EXERCISE AIM. Line by line, repeat the data below exactly, beginning at the first line and ending at the line with "(camping) at (781,331)". Omit pictures.

====================

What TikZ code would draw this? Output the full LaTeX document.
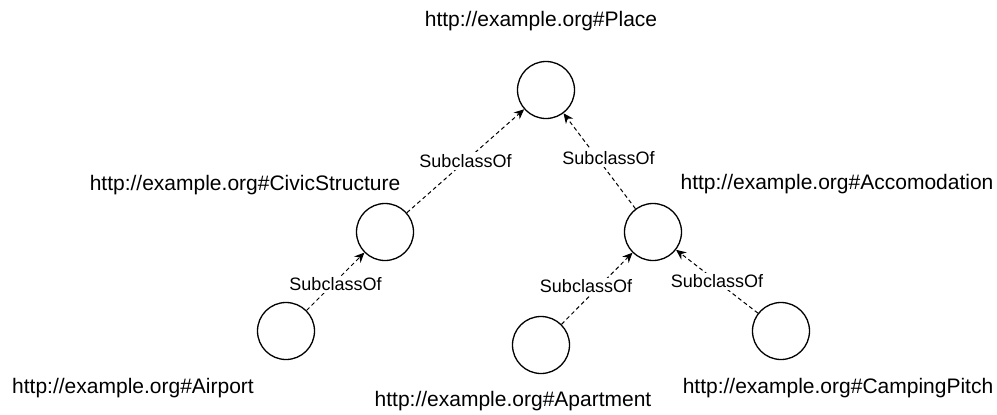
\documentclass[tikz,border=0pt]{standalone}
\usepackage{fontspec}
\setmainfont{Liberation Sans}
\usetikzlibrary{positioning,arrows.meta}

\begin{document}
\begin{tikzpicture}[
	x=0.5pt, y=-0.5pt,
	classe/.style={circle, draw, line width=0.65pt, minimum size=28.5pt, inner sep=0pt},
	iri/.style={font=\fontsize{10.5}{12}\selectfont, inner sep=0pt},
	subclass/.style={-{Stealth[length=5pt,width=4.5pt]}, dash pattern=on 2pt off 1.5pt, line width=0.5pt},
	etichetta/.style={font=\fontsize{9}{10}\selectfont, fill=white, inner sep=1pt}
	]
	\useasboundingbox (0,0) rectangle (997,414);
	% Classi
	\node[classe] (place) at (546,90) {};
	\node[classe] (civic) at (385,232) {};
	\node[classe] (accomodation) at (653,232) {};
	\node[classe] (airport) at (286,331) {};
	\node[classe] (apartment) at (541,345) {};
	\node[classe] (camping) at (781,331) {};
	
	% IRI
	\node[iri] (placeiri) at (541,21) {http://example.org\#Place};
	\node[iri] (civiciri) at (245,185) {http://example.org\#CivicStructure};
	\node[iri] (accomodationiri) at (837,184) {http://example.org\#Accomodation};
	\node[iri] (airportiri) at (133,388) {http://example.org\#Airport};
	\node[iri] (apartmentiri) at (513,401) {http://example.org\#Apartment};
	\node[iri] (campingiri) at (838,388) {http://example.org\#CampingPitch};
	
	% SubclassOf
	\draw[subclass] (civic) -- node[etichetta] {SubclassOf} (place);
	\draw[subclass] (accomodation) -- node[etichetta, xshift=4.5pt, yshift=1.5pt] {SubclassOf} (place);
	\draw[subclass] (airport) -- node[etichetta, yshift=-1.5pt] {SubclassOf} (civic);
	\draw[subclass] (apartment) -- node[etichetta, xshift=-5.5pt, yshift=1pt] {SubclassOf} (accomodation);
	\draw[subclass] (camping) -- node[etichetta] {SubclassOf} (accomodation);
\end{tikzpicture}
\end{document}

====================

ANSWER TO THIS PROBLEM.
What TikZ code would draw this? Output the full LaTeX document.
\documentclass[tikz,border=0pt]{standalone}
\usepackage{fontspec}
\setmainfont{Liberation Sans}
\usetikzlibrary{positioning,arrows.meta}

\begin{document}
\begin{tikzpicture}[
	x=0.5pt, y=-0.5pt,
	classe/.style={circle, draw, line width=0.65pt, minimum size=28.5pt, inner sep=0pt},
	iri/.style={font=\fontsize{10.5}{12}\selectfont, inner sep=0pt},
	subclass/.style={-{Stealth[length=5pt,width=4.5pt]}, dash pattern=on 2pt off 1.5pt, line width=0.5pt},
	etichetta/.style={font=\fontsize{9}{10}\selectfont, fill=white, inner sep=1pt}
	]
	\useasboundingbox (0,0) rectangle (997,414);
	% Classi
	\node[classe] (place) at (546,90) {};
	\node[classe] (civic) at (385,232) {};
	\node[classe] (accomodation) at (653,232) {};
	\node[classe] (airport) at (286,331) {};
	\node[classe] (apartment) at (541,345) {};
	\node[classe] (camping) at (781,331) {};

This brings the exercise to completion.